# Homework Help: Algebra radicals problem

1. Sep 5, 2011

### Counterstrike

1. The problem statement, all variables and given/known data

This is the problem. I seem to be having a hard time removing the radicals.
The answer should be 12/5. I have no idea how to get there. I am just trying to learn how to handle a situation like this, so I can be prepared in the future.

2x*(4x-1)^-1/2 - 3sqrt(4-x) = 0

3. The attempt at a solution

I've tried flipping the negative exponent into a fraction and then combining it into one fraction. I tried to directly remove the radicals by squaring everything, but somewhere I must be doing something wrong.
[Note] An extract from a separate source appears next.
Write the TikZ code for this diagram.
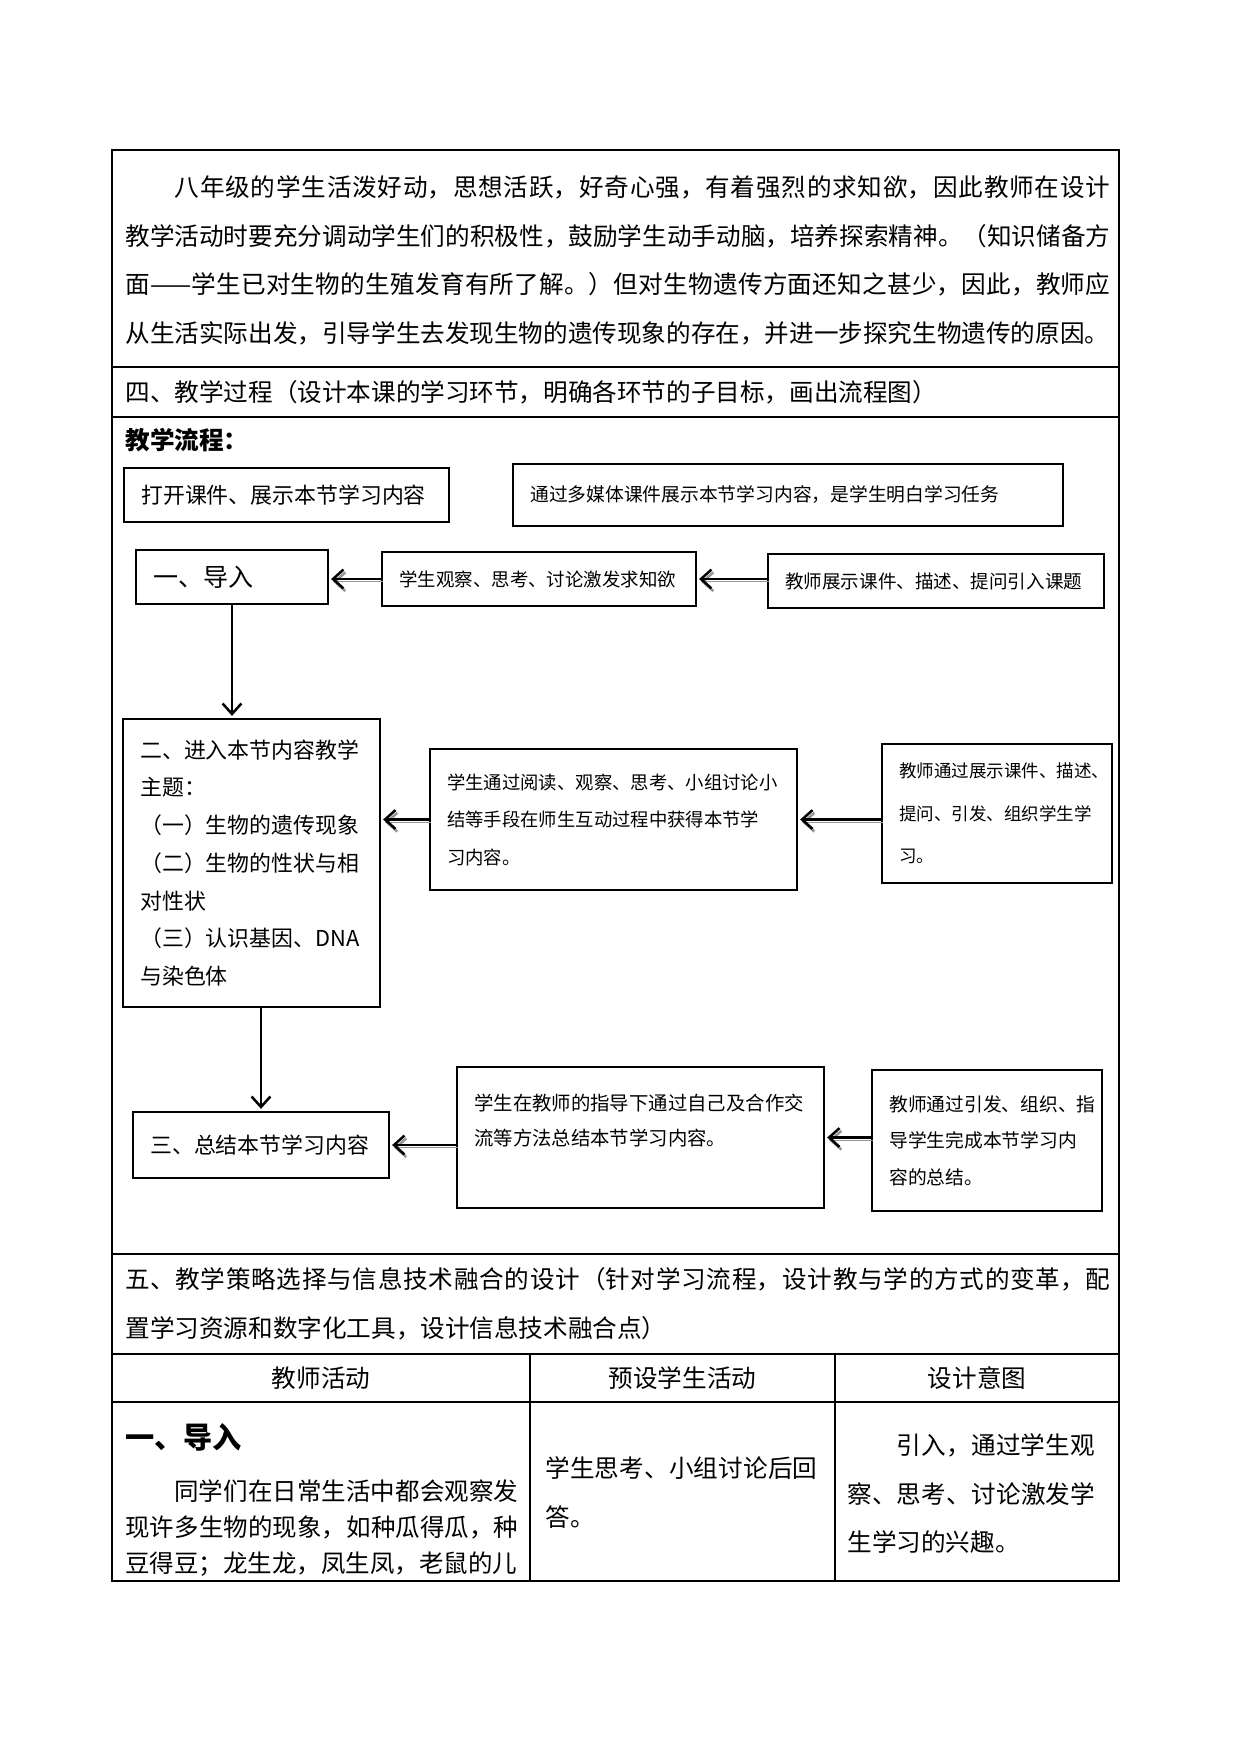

Any hints to the procedures on how to solve this?

2. Sep 6, 2011

### SammyS

Staff Emeritus
Add $3(\sqrt{4-x}\,)$ to both sides.

Multiply both sides by $\sqrt{4x-1}\,.$

Square both sides.

After doing some algebra, you will have a quadratic equation

3. Sep 6, 2011

### symbolipoint

2x*(4x-1)^-1/2 - 3sqrt(4-x) = 0

$\frac{2x}{\sqrt{4x-1}} - 3\sqrt{4-x}=0$
$\frac{2x}{\sqrt{4x-1}} = 3\sqrt{4-x}$
Square both sides.
...

4. Sep 11, 2011

### Counterstrike

Just replying to thank you for your swift response! Much appreciated. Yes, that did help me quite a bit. In the future, I will be including more info on how I approached the problem. I was really tired that night.